## Items
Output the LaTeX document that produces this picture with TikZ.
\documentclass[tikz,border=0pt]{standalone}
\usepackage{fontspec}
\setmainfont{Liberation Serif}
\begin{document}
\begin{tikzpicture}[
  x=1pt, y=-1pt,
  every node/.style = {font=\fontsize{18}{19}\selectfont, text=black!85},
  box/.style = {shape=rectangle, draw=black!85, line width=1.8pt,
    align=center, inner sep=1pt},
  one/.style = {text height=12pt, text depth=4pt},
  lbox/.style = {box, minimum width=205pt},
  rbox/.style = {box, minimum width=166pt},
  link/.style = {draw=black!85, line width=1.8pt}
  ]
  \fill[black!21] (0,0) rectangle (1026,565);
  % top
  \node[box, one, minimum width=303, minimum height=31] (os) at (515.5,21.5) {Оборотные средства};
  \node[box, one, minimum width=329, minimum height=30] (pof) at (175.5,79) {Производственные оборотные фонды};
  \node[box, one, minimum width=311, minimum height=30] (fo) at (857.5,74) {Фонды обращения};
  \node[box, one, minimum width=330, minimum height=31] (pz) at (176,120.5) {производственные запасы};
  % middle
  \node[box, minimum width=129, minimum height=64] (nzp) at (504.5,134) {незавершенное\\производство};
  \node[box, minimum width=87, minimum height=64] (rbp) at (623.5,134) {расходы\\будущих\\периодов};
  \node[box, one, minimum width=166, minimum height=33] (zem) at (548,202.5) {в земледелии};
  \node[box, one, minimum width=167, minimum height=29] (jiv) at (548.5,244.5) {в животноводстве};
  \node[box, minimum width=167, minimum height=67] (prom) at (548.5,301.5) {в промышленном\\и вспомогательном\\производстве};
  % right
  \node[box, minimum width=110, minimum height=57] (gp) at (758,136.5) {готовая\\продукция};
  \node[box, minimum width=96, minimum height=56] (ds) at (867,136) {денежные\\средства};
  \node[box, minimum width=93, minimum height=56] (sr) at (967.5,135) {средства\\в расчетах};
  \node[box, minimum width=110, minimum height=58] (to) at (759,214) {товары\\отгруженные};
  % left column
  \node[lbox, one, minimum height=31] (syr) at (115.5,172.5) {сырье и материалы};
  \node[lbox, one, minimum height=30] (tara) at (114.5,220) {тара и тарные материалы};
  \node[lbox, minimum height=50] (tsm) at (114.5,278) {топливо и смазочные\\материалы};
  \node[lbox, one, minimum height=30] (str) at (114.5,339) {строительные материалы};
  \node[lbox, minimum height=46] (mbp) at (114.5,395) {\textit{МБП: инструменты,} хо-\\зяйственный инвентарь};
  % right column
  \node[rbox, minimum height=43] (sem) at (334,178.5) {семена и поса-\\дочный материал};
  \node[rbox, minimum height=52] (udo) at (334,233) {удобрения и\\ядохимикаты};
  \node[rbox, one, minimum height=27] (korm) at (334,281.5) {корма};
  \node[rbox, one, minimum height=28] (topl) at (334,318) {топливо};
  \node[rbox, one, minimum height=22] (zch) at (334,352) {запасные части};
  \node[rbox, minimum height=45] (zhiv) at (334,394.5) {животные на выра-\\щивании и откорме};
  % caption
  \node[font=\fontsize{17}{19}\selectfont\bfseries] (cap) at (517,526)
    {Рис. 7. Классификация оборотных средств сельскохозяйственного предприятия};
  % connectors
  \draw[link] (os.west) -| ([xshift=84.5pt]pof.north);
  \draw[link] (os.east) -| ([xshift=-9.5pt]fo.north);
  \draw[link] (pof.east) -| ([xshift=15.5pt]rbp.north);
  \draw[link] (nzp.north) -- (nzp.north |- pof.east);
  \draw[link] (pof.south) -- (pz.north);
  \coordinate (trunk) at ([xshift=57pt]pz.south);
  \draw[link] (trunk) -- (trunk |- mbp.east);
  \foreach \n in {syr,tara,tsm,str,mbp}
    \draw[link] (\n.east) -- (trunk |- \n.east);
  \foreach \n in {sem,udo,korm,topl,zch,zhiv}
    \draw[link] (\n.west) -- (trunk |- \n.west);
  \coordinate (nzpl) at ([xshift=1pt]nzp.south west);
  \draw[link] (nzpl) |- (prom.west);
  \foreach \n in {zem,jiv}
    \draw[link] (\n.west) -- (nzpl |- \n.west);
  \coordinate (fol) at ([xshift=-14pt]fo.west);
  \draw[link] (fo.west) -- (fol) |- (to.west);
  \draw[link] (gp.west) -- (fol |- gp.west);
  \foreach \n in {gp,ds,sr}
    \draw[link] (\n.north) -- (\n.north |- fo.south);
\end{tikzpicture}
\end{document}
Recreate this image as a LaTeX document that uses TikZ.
...
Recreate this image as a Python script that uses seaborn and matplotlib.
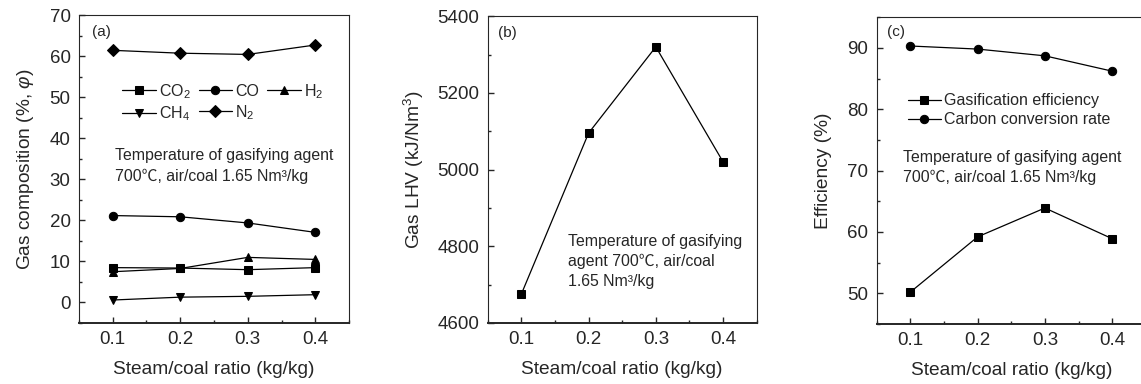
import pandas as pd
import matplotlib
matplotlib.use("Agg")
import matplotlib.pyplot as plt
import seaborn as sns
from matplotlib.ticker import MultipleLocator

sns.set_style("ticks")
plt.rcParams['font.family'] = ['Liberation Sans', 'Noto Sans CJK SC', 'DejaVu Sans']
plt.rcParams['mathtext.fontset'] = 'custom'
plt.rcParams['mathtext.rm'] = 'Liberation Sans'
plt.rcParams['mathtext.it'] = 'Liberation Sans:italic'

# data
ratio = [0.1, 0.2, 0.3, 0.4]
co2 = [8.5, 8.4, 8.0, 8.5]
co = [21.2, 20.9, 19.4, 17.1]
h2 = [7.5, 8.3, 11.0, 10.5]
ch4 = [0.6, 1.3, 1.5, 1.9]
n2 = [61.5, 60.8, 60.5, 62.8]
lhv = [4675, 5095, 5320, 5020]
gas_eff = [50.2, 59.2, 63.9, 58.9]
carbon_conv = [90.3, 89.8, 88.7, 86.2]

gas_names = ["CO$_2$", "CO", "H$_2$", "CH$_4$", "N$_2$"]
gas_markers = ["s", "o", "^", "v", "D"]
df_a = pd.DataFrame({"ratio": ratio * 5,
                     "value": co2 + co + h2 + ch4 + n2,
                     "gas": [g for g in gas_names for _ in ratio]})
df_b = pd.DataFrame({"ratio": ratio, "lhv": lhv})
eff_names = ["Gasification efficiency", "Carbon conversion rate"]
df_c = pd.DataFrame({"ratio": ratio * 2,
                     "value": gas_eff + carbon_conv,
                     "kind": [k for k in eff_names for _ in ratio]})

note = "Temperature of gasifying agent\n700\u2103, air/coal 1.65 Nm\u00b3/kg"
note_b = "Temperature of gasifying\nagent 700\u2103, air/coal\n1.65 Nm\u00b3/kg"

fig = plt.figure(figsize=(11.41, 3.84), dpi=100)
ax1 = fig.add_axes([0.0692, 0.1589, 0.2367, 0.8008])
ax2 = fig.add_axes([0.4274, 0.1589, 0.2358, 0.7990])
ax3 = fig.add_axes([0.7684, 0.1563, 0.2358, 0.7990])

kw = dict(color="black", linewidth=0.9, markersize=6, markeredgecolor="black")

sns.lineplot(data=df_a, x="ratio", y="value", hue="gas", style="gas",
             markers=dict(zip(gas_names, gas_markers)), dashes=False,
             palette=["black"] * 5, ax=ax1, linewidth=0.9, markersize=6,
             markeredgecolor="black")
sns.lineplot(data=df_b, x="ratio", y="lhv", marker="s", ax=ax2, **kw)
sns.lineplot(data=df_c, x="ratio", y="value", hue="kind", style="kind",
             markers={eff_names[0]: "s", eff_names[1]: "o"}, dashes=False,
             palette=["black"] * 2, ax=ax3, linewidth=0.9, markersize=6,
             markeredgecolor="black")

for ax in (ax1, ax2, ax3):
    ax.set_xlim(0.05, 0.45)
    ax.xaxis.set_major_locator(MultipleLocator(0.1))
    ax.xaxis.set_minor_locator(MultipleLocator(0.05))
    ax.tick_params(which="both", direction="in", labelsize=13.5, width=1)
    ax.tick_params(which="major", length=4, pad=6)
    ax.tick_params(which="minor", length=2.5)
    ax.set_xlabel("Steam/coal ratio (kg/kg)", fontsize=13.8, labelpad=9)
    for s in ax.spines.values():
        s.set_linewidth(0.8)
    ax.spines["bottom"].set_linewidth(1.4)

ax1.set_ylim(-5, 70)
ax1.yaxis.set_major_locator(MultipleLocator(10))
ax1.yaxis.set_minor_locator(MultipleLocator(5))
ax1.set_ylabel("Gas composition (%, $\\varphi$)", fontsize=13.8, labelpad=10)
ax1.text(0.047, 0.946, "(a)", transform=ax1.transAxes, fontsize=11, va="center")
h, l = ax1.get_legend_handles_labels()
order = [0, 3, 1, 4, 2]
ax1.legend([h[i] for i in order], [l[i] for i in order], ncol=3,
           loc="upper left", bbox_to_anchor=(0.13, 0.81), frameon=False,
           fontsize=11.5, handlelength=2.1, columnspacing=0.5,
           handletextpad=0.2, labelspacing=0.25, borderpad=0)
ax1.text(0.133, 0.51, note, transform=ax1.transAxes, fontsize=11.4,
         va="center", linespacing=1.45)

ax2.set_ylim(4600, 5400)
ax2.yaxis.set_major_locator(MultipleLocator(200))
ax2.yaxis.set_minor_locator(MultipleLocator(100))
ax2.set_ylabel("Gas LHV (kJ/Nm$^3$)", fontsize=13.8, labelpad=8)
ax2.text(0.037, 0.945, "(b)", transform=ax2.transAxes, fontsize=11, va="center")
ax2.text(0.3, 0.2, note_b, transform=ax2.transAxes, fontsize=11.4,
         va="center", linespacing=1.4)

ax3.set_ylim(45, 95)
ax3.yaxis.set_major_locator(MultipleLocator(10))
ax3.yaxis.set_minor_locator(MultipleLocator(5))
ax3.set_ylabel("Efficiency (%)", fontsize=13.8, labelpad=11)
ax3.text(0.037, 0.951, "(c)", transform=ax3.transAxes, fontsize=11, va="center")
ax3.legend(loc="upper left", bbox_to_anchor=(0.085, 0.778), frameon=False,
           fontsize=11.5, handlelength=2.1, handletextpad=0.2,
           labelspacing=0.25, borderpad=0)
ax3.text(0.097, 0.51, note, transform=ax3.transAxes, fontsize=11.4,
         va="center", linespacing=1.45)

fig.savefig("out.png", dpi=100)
* * *
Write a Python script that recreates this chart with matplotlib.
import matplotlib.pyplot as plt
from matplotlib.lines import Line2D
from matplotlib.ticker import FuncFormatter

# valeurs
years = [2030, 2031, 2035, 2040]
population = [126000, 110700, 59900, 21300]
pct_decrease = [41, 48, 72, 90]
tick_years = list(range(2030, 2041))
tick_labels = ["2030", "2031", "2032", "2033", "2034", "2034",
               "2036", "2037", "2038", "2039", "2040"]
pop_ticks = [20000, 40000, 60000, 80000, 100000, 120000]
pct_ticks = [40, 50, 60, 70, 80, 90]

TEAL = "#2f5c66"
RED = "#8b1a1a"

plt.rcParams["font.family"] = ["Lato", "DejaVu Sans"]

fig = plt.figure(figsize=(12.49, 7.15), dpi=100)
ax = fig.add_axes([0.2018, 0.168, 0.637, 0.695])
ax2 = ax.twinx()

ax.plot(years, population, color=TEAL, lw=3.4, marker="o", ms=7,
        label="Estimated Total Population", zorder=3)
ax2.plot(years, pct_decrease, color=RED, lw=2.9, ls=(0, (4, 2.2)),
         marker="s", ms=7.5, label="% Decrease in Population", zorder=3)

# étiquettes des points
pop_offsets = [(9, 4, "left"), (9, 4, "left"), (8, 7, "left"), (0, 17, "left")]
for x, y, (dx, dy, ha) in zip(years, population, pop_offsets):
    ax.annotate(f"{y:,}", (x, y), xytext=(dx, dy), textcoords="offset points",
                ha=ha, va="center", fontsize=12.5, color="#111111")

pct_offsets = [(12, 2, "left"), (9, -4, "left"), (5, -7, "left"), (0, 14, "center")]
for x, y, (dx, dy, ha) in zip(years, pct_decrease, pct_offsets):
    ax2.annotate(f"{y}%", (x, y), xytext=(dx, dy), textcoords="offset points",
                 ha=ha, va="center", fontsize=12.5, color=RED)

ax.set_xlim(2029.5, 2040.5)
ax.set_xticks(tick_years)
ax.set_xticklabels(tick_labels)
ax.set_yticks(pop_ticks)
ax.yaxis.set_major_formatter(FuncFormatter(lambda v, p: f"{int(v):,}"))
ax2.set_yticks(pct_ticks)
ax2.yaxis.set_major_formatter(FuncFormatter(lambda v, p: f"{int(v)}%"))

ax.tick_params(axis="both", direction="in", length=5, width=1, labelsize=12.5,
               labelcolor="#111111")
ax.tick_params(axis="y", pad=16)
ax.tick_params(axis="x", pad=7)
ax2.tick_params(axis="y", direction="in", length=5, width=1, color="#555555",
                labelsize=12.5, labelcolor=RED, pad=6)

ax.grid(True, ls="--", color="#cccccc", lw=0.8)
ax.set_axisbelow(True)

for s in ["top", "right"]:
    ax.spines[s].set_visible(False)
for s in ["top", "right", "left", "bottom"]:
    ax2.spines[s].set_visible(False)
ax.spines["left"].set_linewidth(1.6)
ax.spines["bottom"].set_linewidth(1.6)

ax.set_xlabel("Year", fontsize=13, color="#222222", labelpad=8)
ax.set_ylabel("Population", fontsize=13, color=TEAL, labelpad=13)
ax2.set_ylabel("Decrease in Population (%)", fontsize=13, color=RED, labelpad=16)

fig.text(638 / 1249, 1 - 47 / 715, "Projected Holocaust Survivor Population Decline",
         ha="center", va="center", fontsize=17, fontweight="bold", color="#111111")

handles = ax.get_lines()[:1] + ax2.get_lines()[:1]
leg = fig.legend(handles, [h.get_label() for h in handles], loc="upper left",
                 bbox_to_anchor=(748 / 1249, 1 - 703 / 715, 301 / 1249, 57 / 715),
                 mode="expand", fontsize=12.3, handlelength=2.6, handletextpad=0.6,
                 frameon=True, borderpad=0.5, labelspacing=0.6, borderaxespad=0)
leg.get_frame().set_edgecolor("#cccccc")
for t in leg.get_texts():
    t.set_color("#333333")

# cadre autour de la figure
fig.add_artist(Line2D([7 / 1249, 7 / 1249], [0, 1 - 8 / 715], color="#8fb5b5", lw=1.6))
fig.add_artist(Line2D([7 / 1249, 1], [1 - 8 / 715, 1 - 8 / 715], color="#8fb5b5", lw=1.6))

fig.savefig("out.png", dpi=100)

## What is required
Copy exactly the stretch of lines from the one containing "Recreate this image as a Python" through the one containing "k in eff_names", both included. Leave out any pictures.

## Task answer
Recreate this image as a Python script that uses seaborn and matplotlib.
import pandas as pd
import matplotlib
matplotlib.use("Agg")
import matplotlib.pyplot as plt
import seaborn as sns
from matplotlib.ticker import MultipleLocator

sns.set_style("ticks")
plt.rcParams['font.family'] = ['Liberation Sans', 'Noto Sans CJK SC', 'DejaVu Sans']
plt.rcParams['mathtext.fontset'] = 'custom'
plt.rcParams['mathtext.rm'] = 'Liberation Sans'
plt.rcParams['mathtext.it'] = 'Liberation Sans:italic'

# data
ratio = [0.1, 0.2, 0.3, 0.4]
co2 = [8.5, 8.4, 8.0, 8.5]
co = [21.2, 20.9, 19.4, 17.1]
h2 = [7.5, 8.3, 11.0, 10.5]
ch4 = [0.6, 1.3, 1.5, 1.9]
n2 = [61.5, 60.8, 60.5, 62.8]
lhv = [4675, 5095, 5320, 5020]
gas_eff = [50.2, 59.2, 63.9, 58.9]
carbon_conv = [90.3, 89.8, 88.7, 86.2]

gas_names = ["CO$_2$", "CO", "H$_2$", "CH$_4$", "N$_2$"]
gas_markers = ["s", "o", "^", "v", "D"]
df_a = pd.DataFrame({"ratio": ratio * 5,
                     "value": co2 + co + h2 + ch4 + n2,
                     "gas": [g for g in gas_names for _ in ratio]})
df_b = pd.DataFrame({"ratio": ratio, "lhv": lhv})
eff_names = ["Gasification efficiency", "Carbon conversion rate"]
df_c = pd.DataFrame({"ratio": ratio * 2,
                     "value": gas_eff + carbon_conv,
                     "kind": [k for k in eff_names for _ in ratio]})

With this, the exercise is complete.